Con l’abbandono dell’attività di estrazione del sale l’area divenne una estensione paludosa asciutta d’estate.
Masseria “Villanova”
Al centro di questo territorio si può osservare l’antica torre della Masseria Villanova.
“È al centro del comprensorio delle Saline […]. I fabbricati della masseria hanno il loro fulcro in una torre, munita di caditoie, parapetti e postazioni che consentivano l’uso anche di artiglieria. […] la torre, nel complesso, fatte salve ovviamente le modifiche novecentesche, potrebbe intendersi quale relitto della medievale abbazia di Santa Maria de Ferulellis che possiamo, con certezza, qui ubicare. Intorno alla torre si dispongono moderni fabbricati e, dal lato opposto alla strada, le corti per il bestiame. La ricerca archeologica ha reso memoria, per il periodo romano, di una necropoli, con il rinvenimento di non poche epigrafi.”
(Angelo De Castro, Giacomo Carito, “Le Masserie dell’agro di Brindisi dal latifondo alla riforma”, Edizione Amici della “A. De Leo”, Brindisi, 1999, pp. 1015-1016).

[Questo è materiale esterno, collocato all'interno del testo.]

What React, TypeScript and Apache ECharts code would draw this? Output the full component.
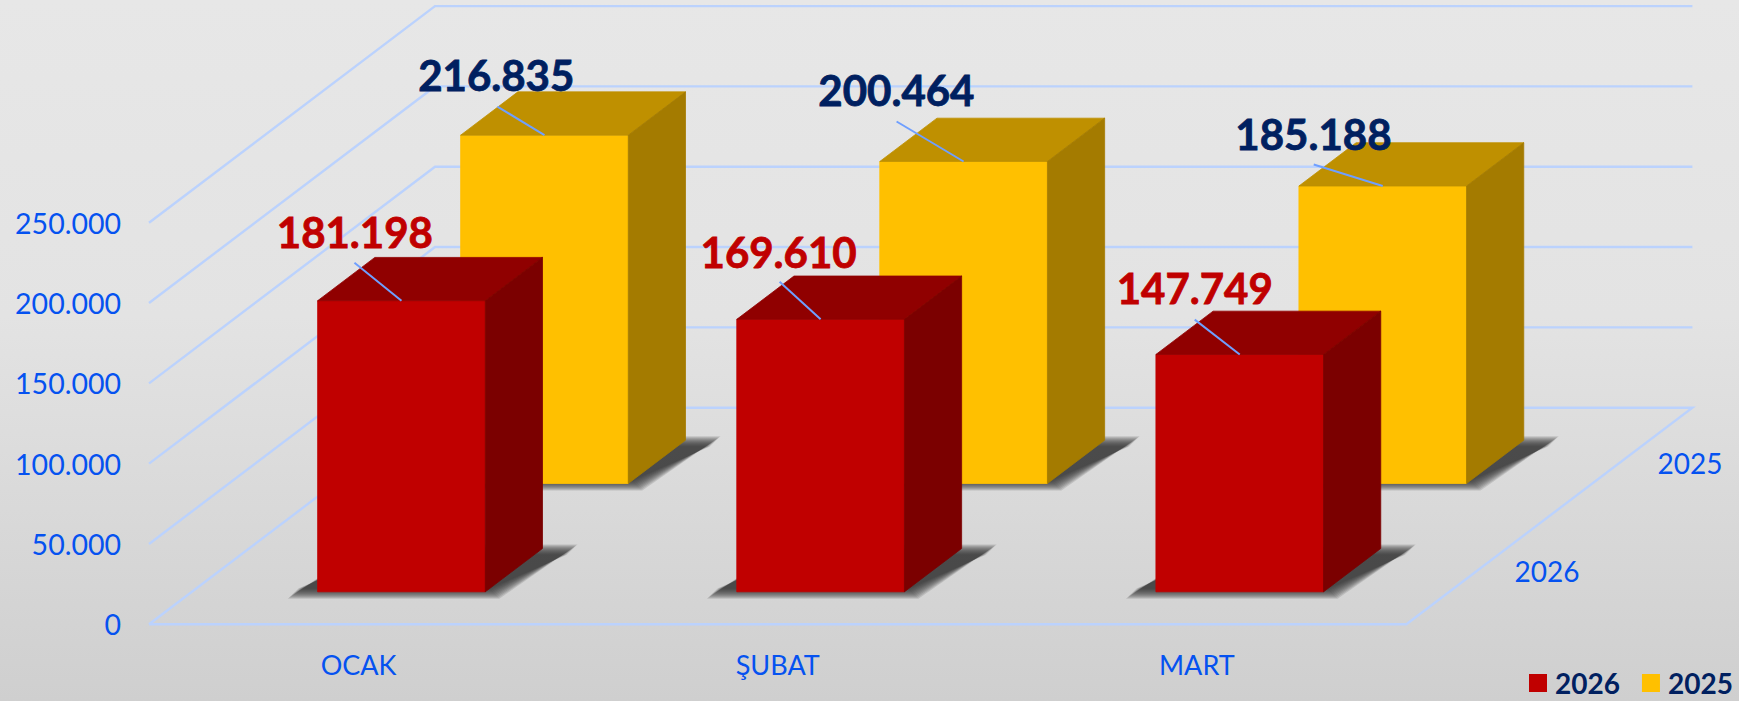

Questa la Masseria Villanova come appariva nel 2013 il giorno dell’esproprio e dello sgombero da parte del Comune nelle foto di quotidiani online del periodo:
Qui come appariva dopo un primo restauro effettuato con fondi pubblici e sulla cui modalità di attuazione diversi esperti hanno sollevato forti dubbi e perplessità.
Il colore arancione è stato poi sostituito dall’attuale giallino e anche gli infissi sono stati ulteriormente cambiati. Il cancello principale e quello secondario sono stati divelti e rubati, così come i termosifoni, materiale elettrico ed altro all’interno. La supposta funzione di Centro Direzionale del Parco non è stata a tutt’oggi attivata e la struttura è preda di atti di vandalismo, degrado, incuria ed abbandono.